Anche “Esther” nel terzo racconto non riesce a trovare una sua collocazione, è una donna inquieta, è per metà ebrea (da parte materna, quella che conta, e per metà cristiana) ha avuto sfortuna in amore, e quando l’ebreo Ruben Pardes le fa una insolita proposta di matrimonio suggellata da  un contratto perfetto, con regole ferree, si lascia a poco a poco convincere e ad accettare  che un contratto, l’aridità della legge, possa sostituirsi all’amore. Ma ovviamente le cose andranno diversamente.

Un’altra questione  che mi è sembrata importante e che mi ha fatto pensare nel romanzo è quella della lingua materna. Verso la fine del primo racconto, Havah, ormai grande, diventata un’ardente sionista, è scappata dalla casa del padre ed è andata a vivere in un kibbutz in Israele insieme al suo amore. E in questa terra promessa dove tutto è in costruzione, soprattutto la lingua deve recuperare il tempo perduto, trovare parole nuove, Havah si ritrova a pronunciare parole in turco, che assolutamente non sapeva di sapere.

“Si guardò le mani sciupate dal lavoro e l’anello con l’acquamarina di sua madre che scintillava all’anulare sinistro.”Akuamarin” pensò, ma si trattenne dal pronunciarlo ad alta voce … perché conosceva anche il termine turco per quella pietra tanto amata? Parole vaghe e smarrite affiorarono insieme a carezze dimenticate. “La lingua custodisce i nostri segreti” sentenziò Shlomo ben Ephraim ripulendo la lavagna dalle tracce di gesso. “E le parole sono lì a ricordarceli”

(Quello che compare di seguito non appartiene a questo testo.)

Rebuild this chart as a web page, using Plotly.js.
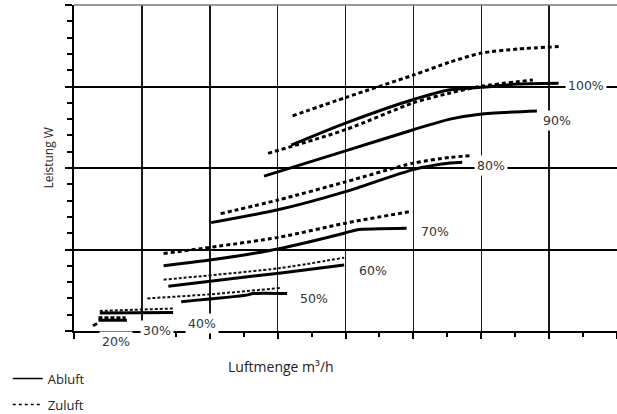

Più che segreti  direi che lì nella lingua che affiora all’improvviso in modo vago e smarrito, lingua sorgiva che impariamo da nostra madre da piccole e ancora prima nel grembo materno, c’è un radicamento, c’è un’esperienza che vuole essere riconosciuta e significata, una lingua carnale fatta di carezze, solo apparentemente  dimenticate, pronte a venir fuori a ricordarci la parte  più profonda, più autentica di noi, a cui bisogna attingere per non perdere di vista la nostra origine e  occupare degnamente un posto nel mondo.